Chase wrote that, before his time, there had been two great instances of
astronomic calculation confirmed: the discovery of Neptune and the
discovery of "the asteroidal belt," a claim that is disingenuously worded.
If by mathematical principles, or by any other definite principles, there
has ever been one great, or little, instance of astronomic discovery by
means of calculations, confusion must destroy us, in the introductory
position that we take, or expose our irresponsibility, and vitiate all that
follows: that our data are oppressed by a tyranny of false
announcements; that there never has been an astronomic discovery
other than the observational or the accidental.
In The Story of the Heavens, Sir Robert Ball's opinion of the discovery
of Neptune is that it is a triumph unparalled in the annals of science. He
lavishes--the great astronomer Leverrier, buried for months in profound
meditations--the dramatic moment--Leverrier rises from his
calculations and points to the sky--"Lo!" there a new planet is found.
My desire is not so much to agonize over the single fraudulencies or
delusions, as to typify the means by which the science of Astronomy
has established and maintained itself:
According to Leverrier, there was a planet external to Uranus;
according to Hansen, there were two; according to Airy, "doubtful if
there were one."
One planet was found--so calculated Leverrier, in his profound
meditations. Suppose two had been found--confirmation of the brilliant
computations by Hansen. None--the opinion of the great astronomer,
Sir George Airy.
Leverrier calculated that the hypothetical planet was at a distance from
the sun, within the limits of 35 and 37.9 times this earth's distance from
the sun. The new planet was found in a position said to be 30 times this
earth's distance from the sun. The discrepancy was so great that, in the
United States, astronomers refused to accept that Neptune had been
discovered by means of calculation: see such publications as the
American Journal of Science, of the period. Upon August 29, 1849, Dr.

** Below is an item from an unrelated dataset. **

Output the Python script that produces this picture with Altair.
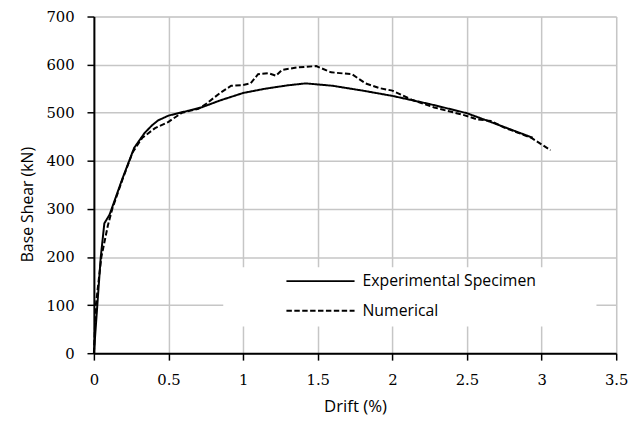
import altair as alt
import pandas as pd

# ---- data ----
exp_drift = [0, 0.023, 0.046, 0.07, 0.105, 0.19, 0.27, 0.34, 0.39, 0.43, 0.5, 0.63, 0.72,
             0.85, 1.0, 1.15, 1.3, 1.42, 1.6, 1.8, 2.0, 2.25, 2.5, 2.7, 2.94]
exp_shear = [0, 100, 200, 270, 288, 362, 427, 458, 474, 484, 494, 504, 511,
             526, 541, 550, 557, 561, 556, 546, 535, 518, 499, 476, 448]

num_drift = [0, 0.013, 0.05, 0.094, 0.123, 0.19, 0.26, 0.325, 0.41, 0.5, 0.59, 0.7,
             0.75, 0.85, 0.92, 0.99, 1.05, 1.1, 1.17, 1.22, 1.26, 1.36, 1.49, 1.59,
             1.73, 1.82, 1.915, 2.0, 2.13, 2.28, 2.48, 2.57, 2.66, 2.75, 2.93, 3.06]
num_shear = [0, 100, 200, 266, 300, 360, 418, 448, 468, 481, 500, 508,
             518, 542, 556, 557, 561, 580, 582, 577, 589, 594, 597, 584,
             580, 561, 551, 546, 527, 511, 495, 486, 483, 469, 448, 422]

series_names = ["Experimental Specimen", "Numerical"]
x_ticks = [0, 0.5, 1, 1.5, 2, 2.5, 3, 3.5]
y_ticks = [0, 100, 200, 300, 400, 500, 600, 700]

rows = []
for i, (d, s) in enumerate(zip(exp_drift, exp_shear)):
    rows.append({"series": series_names[0], "drift": d, "shear": s, "idx": i})
for i, (d, s) in enumerate(zip(num_drift, num_shear)):
    rows.append({"series": series_names[1], "drift": d, "shear": s, "idx": i})
df = pd.DataFrame(rows)

W, H = 529, 341

x_enc = alt.X("drift:Q", scale=alt.Scale(domain=[0, 3.5], nice=False),
              axis=alt.Axis(values=x_ticks, format="~g", title="Drift (%)", grid=True,
                            gridColor="#c6c6c6", gridWidth=1.5,
                            domainColor="black", domainWidth=2,
                            tickColor="black", tickWidth=1.5, tickSize=7,
                            labelFont="DejaVu Serif", labelFontSize=15, labelColor="black",
                            labelBaseline="middle", labelPadding=20, labelFlush=False,
                            titleFont="Open Sans", titleFontSize=17, titleFontWeight="normal",
                            titleColor="black", titleY=54, titleBaseline="middle"))
y_enc = alt.Y("shear:Q", scale=alt.Scale(domain=[0, 700], nice=False),
              axis=alt.Axis(values=y_ticks, format="d", title="Base Shear  (kN)", grid=True,
                            gridColor="#c6c6c6", gridWidth=1.5,
                            domainColor="black", domainWidth=2,
                            tickColor="black", tickWidth=1.5, tickSize=7,
                            labelFont="DejaVu Serif", labelFontSize=15, labelColor="black",
                            labelPadding=13, labelFlush=False,
                            titleFont="Open Sans", titleFontSize=16, titleFontWeight="normal",
                            titleColor="black", titleX=-67, titleY=190,
                            titleBaseline="middle", titleAlign="center"))

lines = alt.Chart(df).mark_line(strokeWidth=2, color="black").encode(
    x=x_enc,
    y=y_enc,
    detail="series:N",
    order="idx:Q",
    strokeDash=alt.StrokeDash("series:N",
                              scale=alt.Scale(domain=series_names, range=[[1, 0], [5.5, 2.5]]),
                              legend=None),
)

one = pd.DataFrame({"k": [0]})
legend_box = alt.Chart(one).mark_rect(color="white").encode(
    x=alt.value(131), x2=alt.value(509), y=alt.value(254), y2=alt.value(314))

leg_df = pd.DataFrame({"series": series_names, "ypix": [268, 298]})
leg_lines = alt.Chart(leg_df).mark_rule(strokeWidth=2, color="black").encode(
    x=alt.value(195), x2=alt.value(264),
    y=alt.Y("ypix:Q", scale=None),
    strokeDash=alt.StrokeDash("series:N",
                              scale=alt.Scale(domain=series_names, range=[[1, 0], [5.5, 2.5]]),
                              legend=None),
)
leg_text = alt.Chart(leg_df).mark_text(align="left", baseline="middle", font="Open Sans",
                                       fontSize=16, color="black").encode(
    x=alt.value(272), y=alt.Y("ypix:Q", scale=None), text="series:N")

chart = alt.layer(lines, legend_box, leg_lines, leg_text).properties(
    width=W, height=H,
    autosize=alt.AutoSizeParams(type="none"),
    padding={"left": 87, "top": 6, "right": 16, "bottom": 64},
).configure_view(stroke="black", strokeWidth=2).configure(background="white")

chart.save("out.html", embed_options={"renderer": "svg", "actions": False})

Babinet read, to the French Academy a paper in which he showed that,
by observations of three years, the revolution of Neptune would have to
be placed at 165 years. Between the limits of 207 and 233 years was the
period that Leverrier had calculated. Simultaneously, in England,
Adams had calculated. Upon Sept. 2, 1846, after he had, for at least a
month, been charting the stars in the region toward which Adams had
pointed, Prof. Challis wrote to Sir George Airy that this work would
occupy his time for three more months. This indicates the extent of the
region toward which Adams had pointed.